Morris makes clear that the agathoi or the elite could consist of two different groups: a governing elite and a non-governing elite. The non-governing elite can be as wealthy as the governing elite, but is excluded from actually ruling the community. Here, the governing elite could possibly be an aristocracy similar to the Bacchiadae or the Eupatridae, a group of families claiming the right to rule based on their ancestry. Archaeologically, they might be distinguished by being buried in a cemetery separate from the other agathoi and away from the kakoi. (Interestingly, it seems from Morris’s analysis that the agathoi were always buried in an archaeologically visible way, but the kakoi are sometimes absent in certain periods.)

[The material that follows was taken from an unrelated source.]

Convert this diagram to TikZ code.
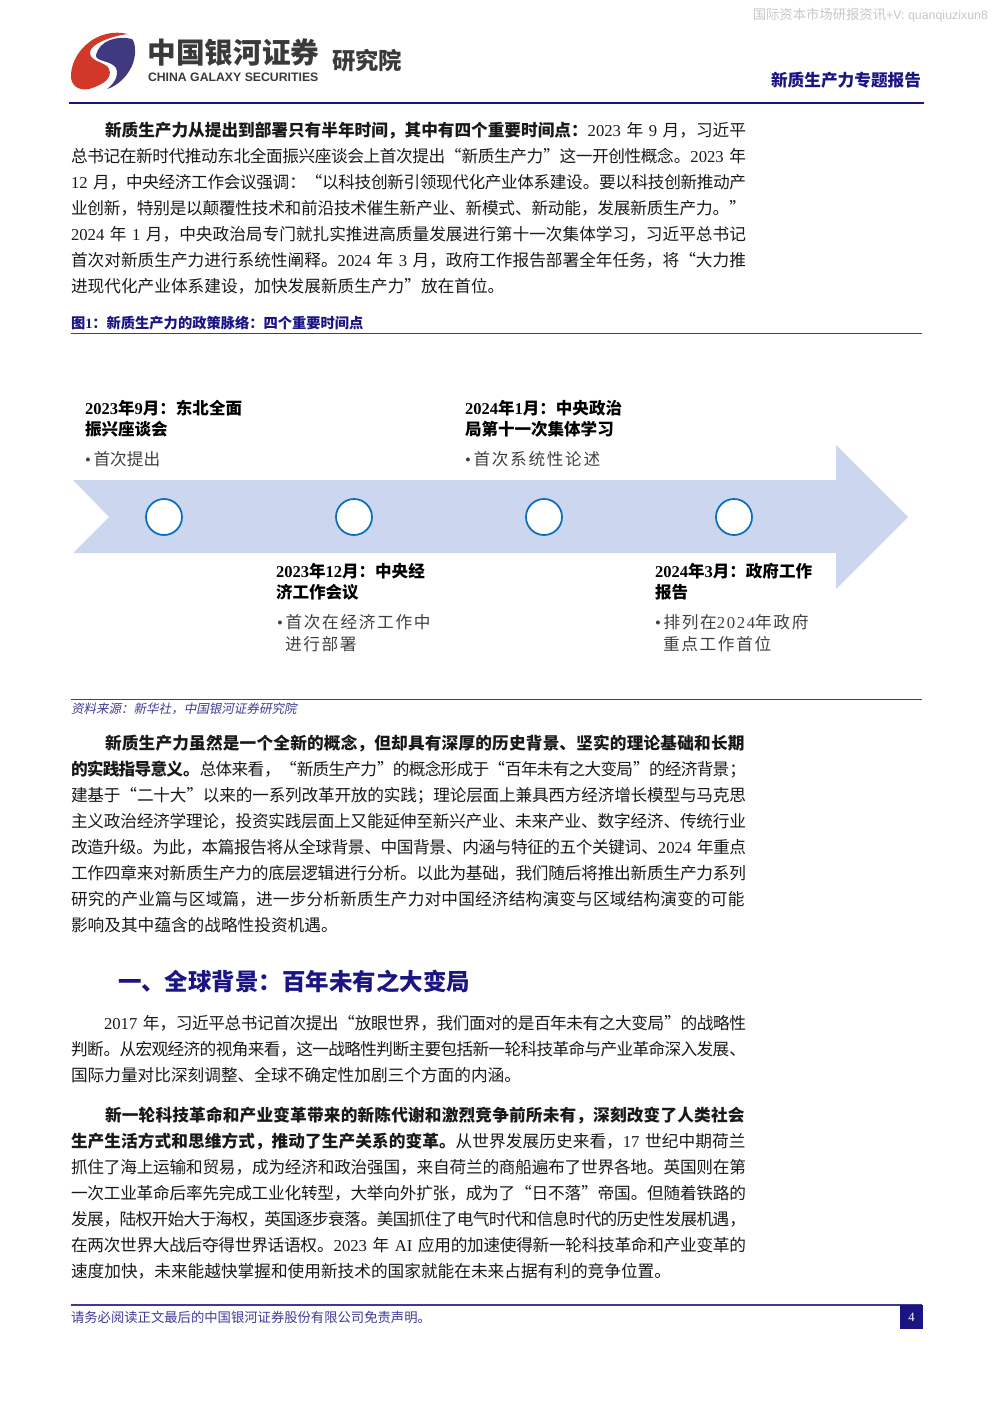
\documentclass[tikz,border=0pt]{standalone}
\usepackage{fontspec}
\setmainfont{Noto Sans CJK SC}
\newfontfamily\latfont{Liberation Serif}
\newfontfamily\spacedfont[LetterSpace=10]{Noto Sans CJK SC}
\newfontfamily\spacedlat[LetterSpace=10]{Liberation Serif}
\newfontfamily\srcfont[FakeSlant=0.2]{Noto Sans CJK SC}
\newfontfamily\wmfont{Liberation Sans}
\XeTeXlinebreaklocale "zh"
\XeTeXlinebreakskip=0pt plus 3pt minus 0.7pt
\tolerance=9999
\hbadness=10000
\hfuzz=20pt
\definecolor{navy}{HTML}{1B1583}
\definecolor{rulecol}{HTML}{3F3A96}
\definecolor{arrowfill}{HTML}{CCD6EE}
\definecolor{ringcol}{HTML}{0A6EBD}
\definecolor{logored}{HTML}{D2382A}
\definecolor{logoblue}{HTML}{3F3A80}
\definecolor{logoink}{HTML}{3A3A3A}
\newcommand\lat[1]{{\latfont #1}}
\newcommand\fl[1]{{\parfillskip=0pt #1\par}}
\newcommand\dotmark{{\latfont •}\kern2pt}
\begin{document}
\begin{tikzpicture}[x=0.75pt, y=-0.75pt, every node/.style={inner sep=0pt, outer sep=0pt},
    bodytext/.style={anchor=north west, text width=506.25pt, font=\fontsize{12.5}{19.5}\selectfont, text=black!90},
    headtext/.style={anchor=west, font=\fontsize{12}{15.75}\bfseries\selectfont, text=navy},
    whentext/.style={anchor=north west, align=left, font=\fontsize{12.4}{15.75}\bfseries\selectfont, text=black},
    whattext/.style={anchor=north west, align=left, font=\fontsize{12.5}{16.5}\spacedfont, text=black!75},
    ring/.style={circle, draw=ringcol, fill=white, line width=1.3pt, minimum size=27pt}]
  \useasboundingbox (0,0) rectangle (992,1403);

  \node (WM) at (988,15) [anchor=east, font=\fontsize{10}{12}\selectfont, text=black!22] {国际资本市场研报资讯{\wmfont\fontsize{9.3}{12}\selectfont +V: quanqiuzixun8}};

  \fill[logored] (128,34) .. controls (99,27) and (73,49) .. (71,74) .. controls (70,86) and (79,91) .. (89,89) .. controls (103,85) and (113,78) .. (109,69) .. controls (107,62) and (89,62) .. (90,52) .. controls (91,44) and (111,36) .. (128,34);
  \fill[logoblue] (132,39) .. controls (117,35) and (99,41) .. (96,55) .. controls (95,62) and (111,60) .. (116,68) .. controls (119,75) and (115,83) .. (107,89) .. controls (121,85) and (136,68) .. (135,50) .. controls (135,45) and (134,41) .. (132,39);
  \node (CN) at (147.5,53) [anchor=west, font=\fontsize{21.5}{24}\bfseries\selectfont, text=logoink] {中国银河证券};
  \node (EN) at (148,77) [anchor=west, font=\fontsize{9.2}{11}\bfseries\wmfont, text=logoink] {CHINA GALAXY SECURITIES};
  \node (RI) at (332,61) [anchor=west, font=\fontsize{17.5}{20}\bfseries\selectfont, text=logoink] {研究院};
  \node (RT) at (921,80) [anchor=east, font=\fontsize{12.5}{15}\bfseries\selectfont, text=navy] {新质生产力专题报告};
  \draw[navy, line width=1.1pt] (69,103) -- (924,103);

  \node (P1) at (71,122) [bodytext] {%
    \fl{\hspace*{25.5pt}\textbf{新质生产力从提出到部署只有半年时间，其中有四个重要时间点：}\lat{2023} 年 \lat{9} 月，习近平}
    \fl{总书记在新时代推动东北全面振兴座谈会上首次提出“新质生产力”这一开创性概念。\lat{2023} 年}
    \fl{\lat{12} 月，中央经济工作会议强调：“以科技创新引领现代化产业体系建设。要以科技创新推动产}
    \fl{业创新，特别是以颠覆性技术和前沿技术催生新产业、新模式、新动能，发展新质生产力。”}
    \fl{\lat{2024} 年 \lat{1} 月，中央政治局专门就扎实推进高质量发展进行第十一次集体学习，习近平总书记}
    \fl{首次对新质生产力进行系统性阐释。\lat{2024} 年 \lat{3} 月，政府工作报告部署全年任务，将“大力推}
    进现代化产业体系建设，加快发展新质生产力”放在首位。};

  \node (FIG) at (71,323) [headtext, font=\fontsize{10.7}{13}\bfseries\selectfont] {图\lat{1}：新质生产力的政策脉络：四个重要时间点};
  \draw[rulecol, line width=0.75pt] (71,333) -- (922,333);

  \fill[arrowfill] (73,480) -- (836,480) -- (836,445) -- (908,517) -- (836,589) -- (836,553) -- (73,553) -- (109,517) -- cycle;
  \node (M1) at (164,517) [ring] {};
  \node (M2) at (354,517) [ring] {};
  \node (M3) at (544,517) [ring] {};
  \node (M4) at (734,517) [ring] {};

  \node (T1) at (85,400) [whentext] {\lat{2023}年\lat{9}月：东北全面\\振兴座谈会};
  \node (D1) at (85,451) [whattext, font=\fontsize{12.5}{16.5}\selectfont] {\dotmark 首次提出};
  \node (T2) at (276,563) [whentext] {\lat{2023}年\lat{12}月：中央经\\济工作会议};
  \node (D2) at (277,614) [whattext] {\dotmark 首次在经济工作中\\\hspace*{6pt}进行部署};
  \node (T3) at (465,400) [whentext] {\lat{2024}年\lat{1}月：中央政治\\局第十一次集体学习};
  \node (D3) at (465,451) [whattext] {\dotmark 首次系统性论述};
  \node (T4) at (655,563) [whentext] {\lat{2024}年\lat{3}月：政府工作\\报告};
  \node (D4) at (655,614) [whattext] {\dotmark 排列在{\spacedlat 2024}年政府\\\hspace*{6pt}重点工作首位};

  \draw[rulecol, line width=0.75pt] (71,699) -- (922,699);
  \node (SRC) at (71,709) [anchor=west, font=\fontsize{9.4}{12}\srcfont, text=rulecol] {资料来源：新华社，中国银河证券研究院};

  \node (P2) at (71,735) [bodytext] {%
    \fl{\hspace*{25.5pt}\textbf{新质生产力虽然是一个全新的概念，但却具有深厚的历史背景、坚实的理论基础和长期}}
    \fl{\textbf{的实践指导意义。}总体来看，“新质生产力”的概念形成于“百年未有之大变局”的经济背景；}
    \fl{建基于“二十大”以来的一系列改革开放的实践；理论层面上兼具西方经济增长模型与马克思}
    \fl{主义政治经济学理论，投资实践层面上又能延伸至新兴产业、未来产业、数字经济、传统行业}
    \fl{改造升级。为此，本篇报告将从全球背景、中国背景、内涵与特征的五个关键词、\lat{2024} 年重点}
    \fl{工作四章来对新质生产力的底层逻辑进行分析。以此为基础，我们随后将推出新质生产力系列}
    \fl{研究的产业篇与区域篇，进一步分析新质生产力对中国经济结构演变与区域结构演变的可能}
    影响及其中蕴含的战略性投资机遇。};

  \node (SEC) at (118,981) [headtext, font=\fontsize{17.6}{21}\bfseries\selectfont] {一、全球背景：百年未有之大变局};

  \node (P3) at (71,1015) [bodytext] {%
    \fl{\hspace*{24.75pt}\lat{2017} 年，习近平总书记首次提出“放眼世界，我们面对的是百年未有之大变局”的战略性}
    \fl{判断。从宏观经济的视角来看，这一战略性判断主要包括新一轮科技革命与产业革命深入发展、}
    国际力量对比深刻调整、全球不确定性加剧三个方面的内涵。};

  \node (P4) at (71,1107) [bodytext] {%
    \fl{\hspace*{25.5pt}\textbf{新一轮科技革命和产业变革带来的新陈代谢和激烈竞争前所未有，深刻改变了人类社会}}
    \fl{\textbf{生产生活方式和思维方式，推动了生产关系的变革。}从世界发展历史来看，\lat{17} 世纪中期荷兰}
    \fl{抓住了海上运输和贸易，成为经济和政治强国，来自荷兰的商船遍布了世界各地。英国则在第}
    \fl{一次工业革命后率先完成工业化转型，大举向外扩张，成为了“日不落”帝国。但随着铁路的}
    \fl{发展，陆权开始大于海权，英国逐步衰落。美国抓住了电气时代和信息时代的历史性发展机遇，}
    \fl{在两次世界大战后夺得世界话语权。\lat{2023} 年 \lat{AI} 应用的加速使得新一轮科技革命和产业变革的}
    速度加快，未来能越快掌握和使用新技术的国家就能在未来占据有利的竞争位置。};

  \draw[rulecol, line width=1.5pt] (71,1305) -- (922,1305);
  \node (FT) at (71,1317.5) [anchor=west, font=\fontsize{10}{12}\selectfont, text=rulecol] {请务必阅读正文最后的中国银河证券股份有限公司免责声明。};
  \node (PG) at (911.5,1317) [fill=navy, minimum width=17.25pt, minimum height=18pt, text=white, font=\fontsize{9.5}{11}\latfont] {4};
\end{tikzpicture}
\end{document}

The Roman example shows that the distinction between ‘nobles’ and ‘commoners’ wasn’t always very strict. The same holds true for the Greek world. In the Homeric epics, the men from noble families are referred to as basileis, often translated as ‘princes’ in this context. When meeting a stranger, they will recite their lineage to demonstrate their heritage (and thereby validate their claim to be in a position of power). But the epics make clear, as Hans van Wees has pointed out in his Status Warriors: War Violence and Society in Homer and History (1992), that the princes continuously have to defend their position.
Factional strife
In the Greek Archaic period (ca. 800–500 BC), stasis was a common phenomenon. It is often translated as ‘civil war’ or something similar, but it is best translated as ‘factional strife’, since it tends to focus on struggles among what Morris would refer to as the agathoi, the elite. The poetry of Alcaeus, who was active around 600 BC, contains political fragments focusing on the emergence of tyrannoi (‘tyrants’, essentially dictators). Alcaeus was a member of the ruling elite of Mytilene and anxious about men like Pittacus rising to power, referring to the latter in disparaging terms. Alcaeus did not manage to stop Pittacus and was exiled, but the tyrant nevertheless later allowed him to return. As Pittacus was also listed as one of the Seven Sages of Greece, he cannot have been all that bad.

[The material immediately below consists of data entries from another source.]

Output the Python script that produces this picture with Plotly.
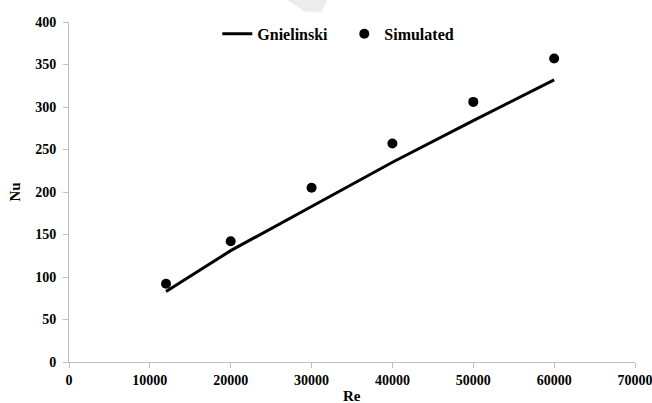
import plotly.graph_objects as go

# Reynolds numbers and Nusselt numbers
re_values = [12000, 20000, 30000, 40000, 50000, 60000]
nu_gnielinski = [83, 131, 183, 235, 284, 332]
nu_simulated = [92, 142, 205, 257, 306, 357]

x_ticks = [0, 10000, 20000, 30000, 40000, 50000, 60000, 70000]
y_ticks = [0, 50, 100, 150, 200, 250, 300, 350, 400]

font_family = "Liberation Serif"
axis_grey = "#bfbfbf"

fig = go.Figure()
fig.add_trace(go.Scatter(
    x=re_values, y=nu_gnielinski, mode="lines", name="Gnielinski",
    line=dict(color="black", width=3),
))
fig.add_trace(go.Scatter(
    x=re_values, y=nu_simulated, mode="markers", name="Simulated",
    marker=dict(color="black", size=10),
))

# faint grey stroke at the top edge
fig.add_shape(
    type="path", xref="paper", yref="paper",
    path="M 0.385 1.065 L 0.456 1.065 L 0.447 1.03 L 0.418 1.03 Z",
    fillcolor="#ececec", line=dict(width=0), layer="below",
)

# x-axis title sits low, near the bottom edge
fig.add_annotation(
    text="<b>Re</b>", xref="paper", yref="paper", x=0.5, y=-0.072,
    xanchor="center", yanchor="top", showarrow=False,
    font=dict(family=font_family, size=15, color="black"),
)

fig.update_layout(
    width=652, height=403,
    margin=dict(l=69, r=17, t=22, b=41, autoexpand=False),
    paper_bgcolor="white", plot_bgcolor="white",
    font=dict(family=font_family, size=14, color="black"),
    showlegend=True,
    legend=dict(
        orientation="h", x=0.262, y=0.965, xanchor="left", yanchor="middle",
        entrywidth=82, entrywidthmode="pixels",
        font=dict(family=font_family, size=16, color="black", weight="bold"),
        bgcolor="rgba(0,0,0,0)",
    ),
    xaxis=dict(
        range=[0, 70000], tickvals=x_ticks, ticktext=[str(v) for v in x_ticks],
        showgrid=False, zeroline=False, showline=True, linecolor=axis_grey, linewidth=1,
        ticks="outside", ticklen=5, tickcolor=axis_grey, tickwidth=1, automargin=False,
        ticklabeloverflow="allow",
        tickfont=dict(family=font_family, size=14, weight="bold"),
    ),
    yaxis=dict(
        range=[0, 400], tickvals=y_ticks, ticktext=[str(v) for v in y_ticks],
        showgrid=False, zeroline=False, showline=True, linecolor=axis_grey, linewidth=1,
        ticks="outside", ticklen=5, tickcolor=axis_grey, tickwidth=1, automargin=False,
        ticklabelstandoff=4,
        tickfont=dict(family=font_family, size=14, weight="bold"),
        title=dict(text="<b>Nu</b>", standoff=10, font=dict(family=font_family, size=15)),
    ),
)

fig.write_html("out.html")
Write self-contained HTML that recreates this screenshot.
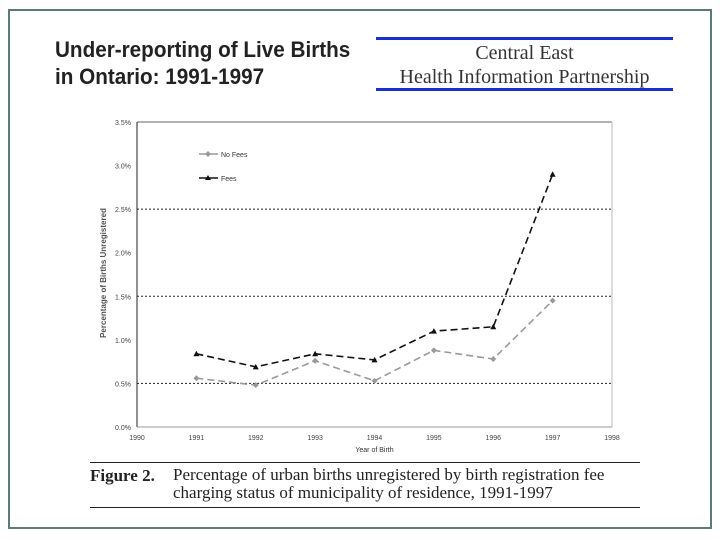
<!DOCTYPE html>
<html><head><meta charset="utf-8"><style>
body{margin:0;width:720px;height:540px;background:#fff;position:relative;overflow:hidden;font-family:"Liberation Sans",sans-serif}
.frame{position:absolute;left:8px;top:9px;width:700px;height:516px;border:2px solid #5b7a78}
.title{position:absolute;left:55px;top:36px;font-size:22px;font-weight:bold;color:#222;line-height:27px;transform:scaleX(.94);transform-origin:0 0;white-space:nowrap}
.logo{position:absolute;left:376px;top:37px;width:297px;height:47px;border-top:3px solid #1a2fd0;border-bottom:3px solid #1a2fd0;font-family:"Liberation Serif",serif;font-size:20px;color:#333;text-align:center;line-height:24px;padding-top:1px}
.cap{position:absolute;left:90px;top:462px;width:550px;height:44px;border-top:1px solid #222;border-bottom:1px solid #222;font-family:"Liberation Serif",serif;font-size:17px;color:#222}
</style></head><body>
<div class="frame"></div>
<div class="title">Under-reporting of Live Births<br>in Ontario: 1991-1997</div>
<div class="logo">Central East<br>Health Information Partnership</div>
<svg id="chart" width="720" height="540" style="position:absolute;left:0;top:0"></svg>
<div class="cap"><b style="position:absolute;left:0;top:3px">Figure 2.</b><span style="position:absolute;left:83px;top:3px;line-height:18px;white-space:nowrap">Percentage of urban births unregistered by birth registration fee<br>charging status of municipality of residence, 1991-1997</span></div>
<script>
const years=[1991,1992,1993,1994,1995,1996,1997];
const noFees=[0.56,0.48,0.76,0.53,0.88,0.78,1.45];
const fees=[0.84,0.69,0.84,0.77,1.10,1.15,2.90];
const yTicks=[0,0.5,1,1.5,2,2.5,3,3.5];
const xTicks=[1990,1991,1992,1993,1994,1995,1996,1997,1998];
const svg=document.getElementById('chart');
const NS='http://www.w3.org/2000/svg';
const x=v=>137+(v-1990)*(612-137)/8;
const y=v=>427-v*(427-122)/3.5;
function mk(t,a,p){const e=document.createElementNS(NS,t);for(const k in a)e.setAttribute(k,a[k]);(p||svg).appendChild(e);return e;}
yTicks.forEach(v=>{
 if(v>0&&v<3.5&&Math.round(v*10)%10==5){const l=mk('line',{x1:137,x2:612,y1:y(v),y2:y(v),stroke:'#222','stroke-dasharray':'2,2','stroke-width':1});

}
 const t=mk('text',{x:131,y:y(v)+3,'font-size':7,fill:'#444','text-anchor':'end'});t.textContent=v.toFixed(1)+'%';


});
const topLine=mk('line',{x1:137,x2:612,y1:y(3.5),y2:y(3.5),stroke:'#999','stroke-width':1.5});


const ya=mk('line',{x1:137,x2:137,y1:122,y2:427,stroke:'#222'});


const xa=mk('line',{x1:137,x2:612,y1:427,y2:427,stroke:'#999'});


const rb=mk('line',{x1:612,x2:612,y1:122,y2:427,stroke:'#bbb'});


xTicks.forEach(v=>{const t=mk('text',{x:x(v),y:440,'font-size':7,fill:'#444','text-anchor':'middle'});t.textContent=v;

});
const xt=mk('text',{x:x(1994),y:452,'font-size':7,fill:'#333','text-anchor':'middle'});xt.textContent='Year of Birth';


const yt=mk('text',{x:0,y:0,'font-size':8,'font-weight':'bold',fill:'#555','text-anchor':'middle',transform:'translate(106,273) rotate(-90)'});yt.textContent='Percentage of Births Unregistered';


function series(vals,col,name,tri){
 const p=mk('polyline',{points:vals.map((v,i)=>x(years[i])+','+y(v)).join(' '),fill:'none',stroke:col,'stroke-width':1.6,'stroke-dasharray':'7,4'});
 
 
 vals.forEach((v,i)=>{const cx=x(years[i]),cy=y(v);
  const m=tri?mk('polygon',{points:`${cx},${cy-3} ${cx-3},${cy+2.5} ${cx+3},${cy+2.5}`,fill:col}):mk('polygon',{points:`${cx},${cy-3} ${cx+3},${cy} ${cx},${cy+3} ${cx-3},${cy}`,fill:col});
  
  });
}
series(noFees,'#999','no-fees',false);
series(fees,'#111','fees',true);
[['No Fees','#999',154,false],['Fees','#111',178,true]].forEach(([lab,col,yy,tri])=>{
 const l=mk('line',{x1:199,x2:218,y1:yy,y2:yy,stroke:col,'stroke-width':1.5});
 
 
 const m=tri?mk('polygon',{points:`208,${yy-3} 205,${yy+2} 211,${yy+2}`,fill:col}):mk('polygon',{points:`208,${yy-3} 211,${yy} 208,${yy+3} 205,${yy}`,fill:col});
 
 
 const t=mk('text',{x:221,y:yy+3,'font-size':7,fill:'#333'});t.textContent=lab;
 
 
});
</script>
</body></html>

Situations such as in Mytilene were not unique. They shed an interesting light on power struggles in Archaic Greece among the elite. Poetry of the sixth century BC from Megara – often attributed wholly or partially to Theognis – demonstrate how the elites engaged with each other in a manner recalled Italian mobsters, as Hans van Wees has pointed out in his chapter ‘Megara’s mafiosi: timocracy and violence in Theognis’, published in R. Brook and S. Hodkinson’s (eds) Alternatives to Athens: Varieties of Political Organization and Community in Ancient Greece (2000). The fragments attributed to Theognis ‘suggest that violent struggles among the élite were common and invariably involved groups of people going into exile or fighting their way back (…) therefore, power and property must have changed hands constantly as it was abandoned, seized, and recovered’ (p. 66).
When we think of aristocracies, in general terms, we might imagine medieval kings and their lords, with the king bestowing honours on his followers and elevating them through knighthoods and so on. Indeed, knighthoods and related honours are still handed out yearly in the United Kingdom and other monarchies throughout the world. But in the Greco-Roman world, at least, aristocracies were more fluid. It was possible to rise to nobility, seize sole rule of a polity, or further your own cause in some other way.